__What is expected__
Only the lines from the top of the listing below to the line that has "from bokeh.resources import INLINE" should be echoed, with both ends kept and pictures left out.

__Material__
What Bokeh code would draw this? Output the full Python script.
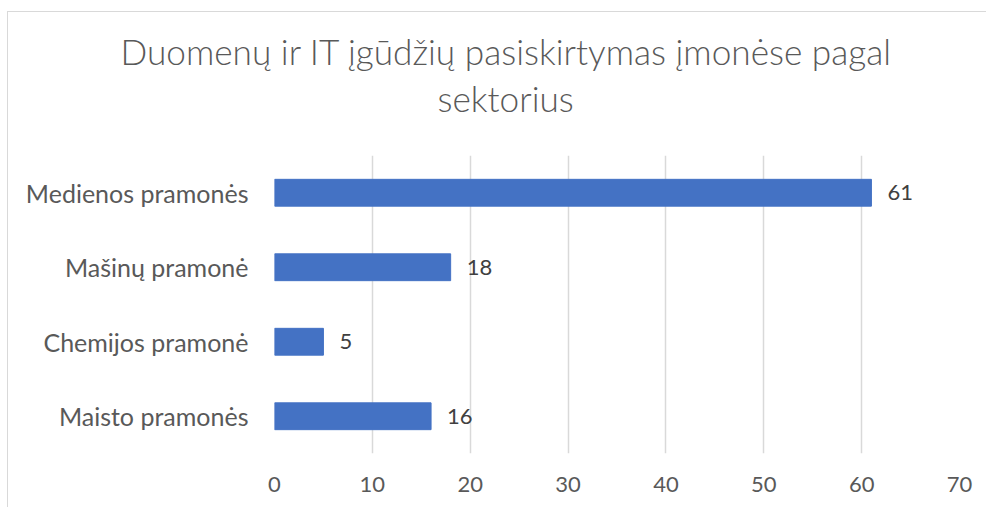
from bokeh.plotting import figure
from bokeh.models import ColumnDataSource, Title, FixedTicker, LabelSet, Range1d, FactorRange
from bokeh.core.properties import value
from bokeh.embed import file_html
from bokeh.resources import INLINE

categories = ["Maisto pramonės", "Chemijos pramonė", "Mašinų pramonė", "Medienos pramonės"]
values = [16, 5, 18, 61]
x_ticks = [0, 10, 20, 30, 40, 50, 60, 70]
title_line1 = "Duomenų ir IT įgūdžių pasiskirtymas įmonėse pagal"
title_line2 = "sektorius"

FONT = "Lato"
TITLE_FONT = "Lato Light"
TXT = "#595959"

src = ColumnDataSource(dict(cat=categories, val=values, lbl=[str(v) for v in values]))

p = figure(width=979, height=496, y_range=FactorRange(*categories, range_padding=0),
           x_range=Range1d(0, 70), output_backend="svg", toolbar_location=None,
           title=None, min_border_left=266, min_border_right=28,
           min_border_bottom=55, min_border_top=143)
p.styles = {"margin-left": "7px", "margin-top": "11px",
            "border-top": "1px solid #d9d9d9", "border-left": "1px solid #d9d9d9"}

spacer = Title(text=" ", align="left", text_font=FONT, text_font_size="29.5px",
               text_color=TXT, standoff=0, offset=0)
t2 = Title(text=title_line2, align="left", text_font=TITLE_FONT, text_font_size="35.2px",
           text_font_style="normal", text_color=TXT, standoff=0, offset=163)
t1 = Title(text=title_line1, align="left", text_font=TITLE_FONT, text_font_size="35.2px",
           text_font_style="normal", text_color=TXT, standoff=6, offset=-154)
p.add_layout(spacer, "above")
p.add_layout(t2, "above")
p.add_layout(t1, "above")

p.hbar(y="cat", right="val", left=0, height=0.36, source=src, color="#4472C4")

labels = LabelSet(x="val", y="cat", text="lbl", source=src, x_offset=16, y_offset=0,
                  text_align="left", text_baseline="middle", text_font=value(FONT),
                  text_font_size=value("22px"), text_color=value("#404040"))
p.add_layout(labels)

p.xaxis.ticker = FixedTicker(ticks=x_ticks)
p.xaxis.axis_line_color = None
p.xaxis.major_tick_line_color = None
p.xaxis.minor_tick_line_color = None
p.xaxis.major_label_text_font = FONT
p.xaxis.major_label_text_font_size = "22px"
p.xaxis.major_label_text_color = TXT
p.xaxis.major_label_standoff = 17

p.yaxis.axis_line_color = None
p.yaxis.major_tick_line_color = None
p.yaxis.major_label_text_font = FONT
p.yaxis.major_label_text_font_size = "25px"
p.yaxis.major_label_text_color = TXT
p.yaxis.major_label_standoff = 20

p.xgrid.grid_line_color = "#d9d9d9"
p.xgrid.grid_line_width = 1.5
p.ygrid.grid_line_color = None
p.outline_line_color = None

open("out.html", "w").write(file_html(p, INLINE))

__Response to the exercise__
What Bokeh code would draw this? Output the full Python script.
from bokeh.plotting import figure
from bokeh.models import ColumnDataSource, Title, FixedTicker, LabelSet, Range1d, FactorRange
from bokeh.core.properties import value
from bokeh.embed import file_html
from bokeh.resources import INLINE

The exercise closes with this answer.